* [TASK PROMPT]:
Copy out the listing in full, exactly as written, but not its pictures.
— Begin SOURCE DATA —
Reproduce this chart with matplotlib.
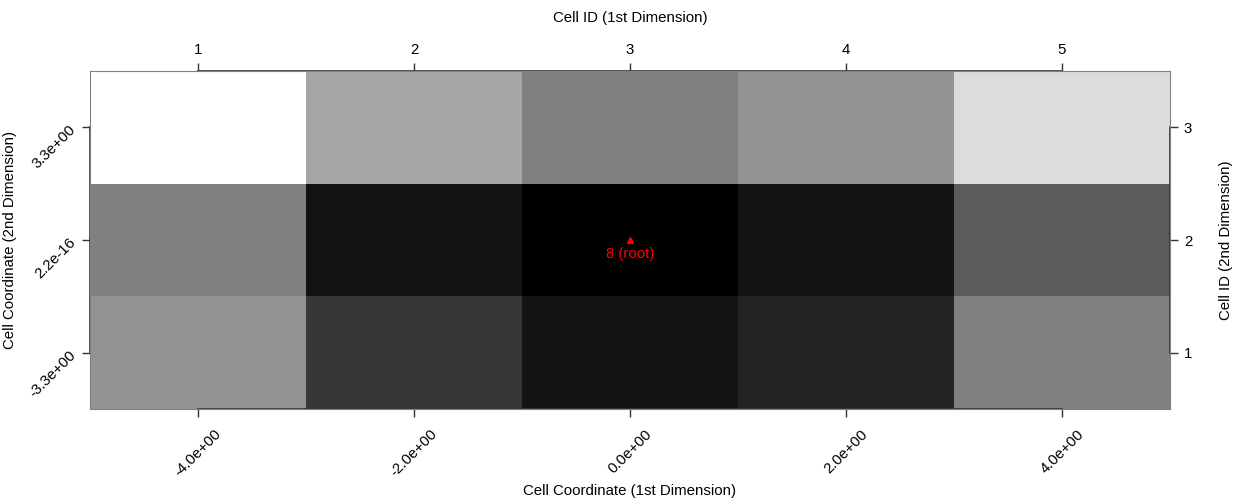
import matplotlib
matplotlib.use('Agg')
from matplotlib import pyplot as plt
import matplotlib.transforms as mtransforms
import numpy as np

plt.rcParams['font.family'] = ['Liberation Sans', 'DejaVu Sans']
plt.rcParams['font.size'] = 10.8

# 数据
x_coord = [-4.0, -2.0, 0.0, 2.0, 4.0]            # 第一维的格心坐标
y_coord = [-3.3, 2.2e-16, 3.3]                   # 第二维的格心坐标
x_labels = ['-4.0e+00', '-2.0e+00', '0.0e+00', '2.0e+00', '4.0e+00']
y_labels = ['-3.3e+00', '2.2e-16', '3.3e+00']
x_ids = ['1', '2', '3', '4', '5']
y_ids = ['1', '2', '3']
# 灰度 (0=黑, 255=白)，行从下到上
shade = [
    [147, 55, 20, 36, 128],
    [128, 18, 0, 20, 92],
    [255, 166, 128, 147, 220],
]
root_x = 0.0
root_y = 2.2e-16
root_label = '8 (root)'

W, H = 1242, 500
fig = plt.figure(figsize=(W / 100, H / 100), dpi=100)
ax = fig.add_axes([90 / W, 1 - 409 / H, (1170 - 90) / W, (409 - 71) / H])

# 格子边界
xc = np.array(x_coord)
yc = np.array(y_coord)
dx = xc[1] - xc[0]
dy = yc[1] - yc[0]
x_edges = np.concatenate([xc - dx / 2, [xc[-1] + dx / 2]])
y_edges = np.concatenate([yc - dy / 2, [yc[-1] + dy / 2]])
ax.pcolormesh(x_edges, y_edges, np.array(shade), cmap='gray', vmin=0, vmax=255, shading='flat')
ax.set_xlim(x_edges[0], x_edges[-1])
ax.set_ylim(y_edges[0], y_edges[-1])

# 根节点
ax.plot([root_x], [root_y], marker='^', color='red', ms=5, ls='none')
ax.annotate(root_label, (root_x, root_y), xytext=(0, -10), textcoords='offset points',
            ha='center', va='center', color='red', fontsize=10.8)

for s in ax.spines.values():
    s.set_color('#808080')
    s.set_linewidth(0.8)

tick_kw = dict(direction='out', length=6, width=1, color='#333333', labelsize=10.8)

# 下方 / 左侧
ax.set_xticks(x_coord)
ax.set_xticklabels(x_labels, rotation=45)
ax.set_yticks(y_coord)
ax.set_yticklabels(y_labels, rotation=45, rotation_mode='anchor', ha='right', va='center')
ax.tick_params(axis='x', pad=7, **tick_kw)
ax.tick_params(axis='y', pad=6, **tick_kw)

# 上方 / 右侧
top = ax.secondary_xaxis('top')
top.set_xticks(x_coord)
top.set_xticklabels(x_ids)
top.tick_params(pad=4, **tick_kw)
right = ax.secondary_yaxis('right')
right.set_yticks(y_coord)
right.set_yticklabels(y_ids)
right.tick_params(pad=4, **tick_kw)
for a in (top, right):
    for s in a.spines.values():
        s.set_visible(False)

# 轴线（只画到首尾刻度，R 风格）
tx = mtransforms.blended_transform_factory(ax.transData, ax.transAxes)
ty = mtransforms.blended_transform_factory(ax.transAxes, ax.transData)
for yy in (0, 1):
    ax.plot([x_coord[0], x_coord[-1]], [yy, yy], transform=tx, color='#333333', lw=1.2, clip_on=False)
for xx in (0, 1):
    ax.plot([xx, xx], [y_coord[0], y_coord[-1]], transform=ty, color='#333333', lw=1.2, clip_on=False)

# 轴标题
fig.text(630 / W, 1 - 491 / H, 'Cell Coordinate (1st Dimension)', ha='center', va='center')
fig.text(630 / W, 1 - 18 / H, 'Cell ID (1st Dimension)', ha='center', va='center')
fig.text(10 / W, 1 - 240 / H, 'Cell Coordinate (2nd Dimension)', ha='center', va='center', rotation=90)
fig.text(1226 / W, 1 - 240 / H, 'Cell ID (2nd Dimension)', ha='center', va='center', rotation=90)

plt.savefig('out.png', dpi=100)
— End SOURCE DATA —
* [COMPLETE RESPONSE]:
Reproduce this chart with matplotlib.
import matplotlib
matplotlib.use('Agg')
from matplotlib import pyplot as plt
import matplotlib.transforms as mtransforms
import numpy as np

plt.rcParams['font.family'] = ['Liberation Sans', 'DejaVu Sans']
plt.rcParams['font.size'] = 10.8

# 数据
x_coord = [-4.0, -2.0, 0.0, 2.0, 4.0]            # 第一维的格心坐标
y_coord = [-3.3, 2.2e-16, 3.3]                   # 第二维的格心坐标
x_labels = ['-4.0e+00', '-2.0e+00', '0.0e+00', '2.0e+00', '4.0e+00']
y_labels = ['-3.3e+00', '2.2e-16', '3.3e+00']
x_ids = ['1', '2', '3', '4', '5']
y_ids = ['1', '2', '3']
# 灰度 (0=黑, 255=白)，行从下到上
shade = [
    [147, 55, 20, 36, 128],
    [128, 18, 0, 20, 92],
    [255, 166, 128, 147, 220],
]
root_x = 0.0
root_y = 2.2e-16
root_label = '8 (root)'

W, H = 1242, 500
fig = plt.figure(figsize=(W / 100, H / 100), dpi=100)
ax = fig.add_axes([90 / W, 1 - 409 / H, (1170 - 90) / W, (409 - 71) / H])

# 格子边界
xc = np.array(x_coord)
yc = np.array(y_coord)
dx = xc[1] - xc[0]
dy = yc[1] - yc[0]
x_edges = np.concatenate([xc - dx / 2, [xc[-1] + dx / 2]])
y_edges = np.concatenate([yc - dy / 2, [yc[-1] + dy / 2]])
ax.pcolormesh(x_edges, y_edges, np.array(shade), cmap='gray', vmin=0, vmax=255, shading='flat')
ax.set_xlim(x_edges[0], x_edges[-1])
ax.set_ylim(y_edges[0], y_edges[-1])

# 根节点
ax.plot([root_x], [root_y], marker='^', color='red', ms=5, ls='none')
ax.annotate(root_label, (root_x, root_y), xytext=(0, -10), textcoords='offset points',
            ha='center', va='center', color='red', fontsize=10.8)

for s in ax.spines.values():
    s.set_color('#808080')
    s.set_linewidth(0.8)

tick_kw = dict(direction='out', length=6, width=1, color='#333333', labelsize=10.8)

# 下方 / 左侧
ax.set_xticks(x_coord)
ax.set_xticklabels(x_labels, rotation=45)
ax.set_yticks(y_coord)
ax.set_yticklabels(y_labels, rotation=45, rotation_mode='anchor', ha='right', va='center')
ax.tick_params(axis='x', pad=7, **tick_kw)
ax.tick_params(axis='y', pad=6, **tick_kw)

# 上方 / 右侧
top = ax.secondary_xaxis('top')
top.set_xticks(x_coord)
top.set_xticklabels(x_ids)
top.tick_params(pad=4, **tick_kw)
right = ax.secondary_yaxis('right')
right.set_yticks(y_coord)
right.set_yticklabels(y_ids)
right.tick_params(pad=4, **tick_kw)
for a in (top, right):
    for s in a.spines.values():
        s.set_visible(False)

# 轴线（只画到首尾刻度，R 风格）
tx = mtransforms.blended_transform_factory(ax.transData, ax.transAxes)
ty = mtransforms.blended_transform_factory(ax.transAxes, ax.transData)
for yy in (0, 1):
    ax.plot([x_coord[0], x_coord[-1]], [yy, yy], transform=tx, color='#333333', lw=1.2, clip_on=False)
for xx in (0, 1):
    ax.plot([xx, xx], [y_coord[0], y_coord[-1]], transform=ty, color='#333333', lw=1.2, clip_on=False)

# 轴标题
fig.text(630 / W, 1 - 491 / H, 'Cell Coordinate (1st Dimension)', ha='center', va='center')
fig.text(630 / W, 1 - 18 / H, 'Cell ID (1st Dimension)', ha='center', va='center')
fig.text(10 / W, 1 - 240 / H, 'Cell Coordinate (2nd Dimension)', ha='center', va='center', rotation=90)
fig.text(1226 / W, 1 - 240 / H, 'Cell ID (2nd Dimension)', ha='center', va='center', rotation=90)

plt.savefig('out.png', dpi=100)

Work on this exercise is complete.